You fail, yet again. You said LTTE killed fishermen in 2007 and I debunked you. Now go back.
Tigers take Indians hostage
April 27: At a time Delhi is worried about the Tamil Tigers' acquisition of an air force, their navy has carried out a stealth strike on Indians.
The Sea Tigers not only kidnapped 12 Indian fishermen but managed to keep it secret for more than seven weeks till six arrested rebels spilled the beans to Tamil Nadu police.
State police chief D. Mukherjee this evening revealed the news of the first abduction of Indians by the Liberation Tigers of Tamil Eelam since Rajiv Gandhi's assassination in 1991.
The fishermen, 11 from Tamil Nadu and one from Kerala, had been missing since March 4 when they put out to sea from Sakthikulangara in Kerala's Kollam district in a mechanised boat, Sri Krishna.
The kidnapping is believed to have taken place somewhere near the Indo-Lankan maritime boundary, Mukherjee said, and the hostages have probably been taken to a rebel camp in northern Sri Lanka. The foreign ministry in Delhi declined comment.
Fishing industry sources in Kollam said the boat belonged to a man who lives near Kochi. A few days after Easter, which fell on April 8, an anonymous caller had told the owner his boat and the fishermen had been "captured by the Sri Lankan navy".
The owner approached state officials but was told they had not been able to establish the charge.
The six Lankan Tamils being questioned were arrested on April 11 off the Tuticorin coast after a mechanical snag in their boat, Maria, caused them to drift into Indian waters.

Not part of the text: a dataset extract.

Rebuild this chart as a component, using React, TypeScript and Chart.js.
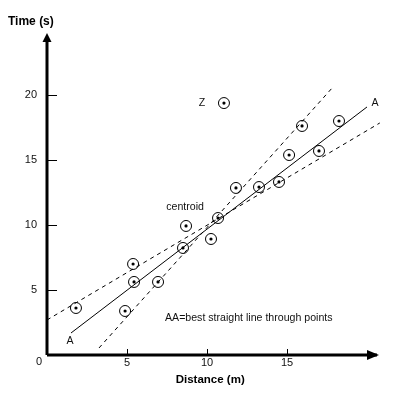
import React, { useEffect, useRef } from "react";
import { Chart, registerables } from "chart.js";
Chart.register(...registerables);

// Measured points (distance m, time s)
const pointX = [1.81, 4.88, 5.38, 5.44, 6.94, 8.5, 8.69, 10.25, 10.69, 11.81, 13.25, 14.5, 15.13, 15.94, 17.0, 18.25, 11.06];
const pointY = [3.61, 3.38, 6.99, 5.61, 5.61, 8.22, 9.91, 8.91, 10.52, 12.83, 12.9, 13.29, 15.36, 17.59, 15.67, 17.97, 19.35];

// Best straight line AA and the two limiting lines
const bestX = [1.5, 20];
const bestY = [1.69, 19.05];
const shallowX = [0, 20.8];
const shallowY = [2.69, 17.82];
const steepX = [3.25, 17.875];
const steepY = [0.54, 20.58];

const xTicks = [5, 10, 15];
const yTicks = [5, 10, 15, 20];
const xMax = 21;
const yMax = 24.5;

const labelText = ["Z", "A", "A", "centroid", "AA=best straight line through points"];
const labelX = [9.69, 20.5, 1.44, 8.63, 7.375];
const labelY = [19.35, 19.35, 1.08, 11.37, 2.84];
const labelAlign: CanvasTextAlign[] = ["center", "center", "center", "center", "left"];

const xTitle = "Distance (m)";
const yTitle = "Time (s)";

const FONT = "'Liberation Sans', Arial, sans-serif";

const toPts = (xs: number[], ys: number[]) => xs.map((x, i) => ({ x, y: ys[i] }));

const axesPlugin = {
  id: "axesPlugin",
  afterDraw(chart: any) {
    const ctx = chart.ctx as CanvasRenderingContext2D;
    const xs = chart.scales.x;
    const ys = chart.scales.y;
    const x0 = xs.getPixelForValue(0);
    const y0 = ys.getPixelForValue(0);
    ctx.save();
    ctx.strokeStyle = "#000";
    ctx.fillStyle = "#000";
    // axes
    ctx.lineWidth = 3;
    ctx.beginPath();
    ctx.moveTo(x0, y0);
    ctx.lineTo(chart.chartArea.right - 6, y0);
    ctx.moveTo(x0, y0);
    ctx.lineTo(x0, chart.chartArea.top + 4);
    ctx.stroke();
    // arrowheads
    ctx.beginPath();
    const xr = chart.chartArea.right - 4;
    ctx.moveTo(xr, y0);
    ctx.lineTo(xr - 12, y0 - 5);
    ctx.lineTo(xr - 12, y0 + 5);
    ctx.closePath();
    ctx.fill();
    ctx.beginPath();
    const yt = chart.chartArea.top - 3;
    ctx.moveTo(x0, yt);
    ctx.lineTo(x0 - 4.5, yt + 9);
    ctx.lineTo(x0 + 4.5, yt + 9);
    ctx.closePath();
    ctx.fill();
    // ticks
    ctx.lineWidth = 1;
    ctx.beginPath();
    yTicks.forEach((v) => {
      const p = Math.round(ys.getPixelForValue(v)) + 0.5;
      ctx.moveTo(x0, p);
      ctx.lineTo(x0 + 10, p);
    });
    xTicks.forEach((v) => {
      const p = Math.round(xs.getPixelForValue(v)) + 0.5;
      ctx.moveTo(p, y0);
      ctx.lineTo(p, y0 - 6);
    });
    ctx.stroke();
    // tick labels
    ctx.fillStyle = "#111";
    ctx.font = `11px ${FONT}`;
    ctx.textBaseline = "middle";
    ctx.textAlign = "right";
    yTicks.forEach((v) => {
      ctx.fillText(String(v), x0 - 10, ys.getPixelForValue(v));
    });
    ctx.textAlign = "center";
    xTicks.forEach((v) => {
      ctx.fillText(String(v), xs.getPixelForValue(v), y0 + 8);
    });
    ctx.fillText("0", x0 - 8, y0 + 7);
    // titles
    ctx.fillStyle = "#000";
    ctx.font = `bold 12px ${FONT}`;
    ctx.textAlign = "left";
    ctx.fillText(yTitle, 8, 22);
    ctx.font = `bold 11.5px ${FONT}`;
    ctx.textAlign = "center";
    ctx.fillText(xTitle, xs.getPixelForValue(10.2), y0 + 25);
    // annotations
    ctx.font = `10.6px ${FONT}`;
    ctx.fillStyle = "#111";
    labelText.forEach((t, i) => {
      ctx.textAlign = labelAlign[i];
      ctx.fillText(t, xs.getPixelForValue(labelX[i]), ys.getPixelForValue(labelY[i]));
    });
    ctx.restore();
  },
};

export default function App() {
  const ref = useRef<HTMLCanvasElement | null>(null);
  useEffect(() => {
    document.body.style.margin = "0";
    if (!ref.current) return;
    const lineDs = (xs: number[], ys: number[], dash: number[]) => ({
      type: "line" as const,
      data: toPts(xs, ys),
      borderColor: "#000",
      borderWidth: 1,
      borderDash: dash,
      pointRadius: 0,
      fill: false,
      clip: false as any,
      order: 3,
    });
    const chart = new Chart(ref.current, {
      type: "scatter",
      data: {
        datasets: [
          {
            data: toPts(pointX, pointY),
            pointRadius: 5.5,
            pointBorderColor: "#000",
            pointBackgroundColor: "rgba(255,255,255,0)",
            pointBorderWidth: 1,
            order: 2,
          } as any,
          {
            data: toPts(pointX, pointY),
            pointRadius: 1.6,
            pointBorderColor: "#000",
            pointBackgroundColor: "#000",
            pointBorderWidth: 0,
            order: 1,
          } as any,
          lineDs(bestX, bestY, []),
          lineDs(shallowX, shallowY, [4, 4]),
          lineDs(steepX, steepY, [4, 4]),
        ],
      },
      options: {
        responsive: false,
        animation: false,
        layout: { padding: { left: 47, right: 11, top: 36, bottom: 41 } },
        plugins: { legend: { display: false }, tooltip: { enabled: false } },
        scales: {
          x: { type: "linear", min: 0, max: xMax, display: false },
          y: { type: "linear", min: 0, max: yMax, display: false },
        },
      },
      plugins: [axesPlugin],
    });
    return () => chart.destroy();
  }, []);
  return (
    <div style={{ width: 394, height: 396, background: "#fff" }}>
      <canvas ref={ref} width={394} height={396} />
    </div>
  );
}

Mukherjee said they had admitted to being one of the many Sea Tiger squads ferrying weapons and ammunition to their camps from an LTTE ship stationed in the high seas.
Stranded in the Palk Strait, Ravikumar, Bonibass, Robin, Arul Gnanadasan, Arul and Selvakumar had dumped their entire cache of arms into the water and sought the help of six Indian fishermen. These fishermen are being questioned.
The arrested rebels have also confirmed what the police had suspected: that the March 29 shooting of five Tamil Nadu fishermen in the Palk Strait was a Sea Tiger strike, Mukherjee said.
The militants had apparently drawn up near the Indian boats to rob them when they grew suspicious that the fishermen were spying on them. These Sea Tigers, too, had been aboard the Maria, the arrested rebels have told the police.
Mukherjee's revelations come a day after Tamil Nadu chief minister M. Karunanidhi told the Assembly that the LTTE will be "given no room" in Tamil Nadu.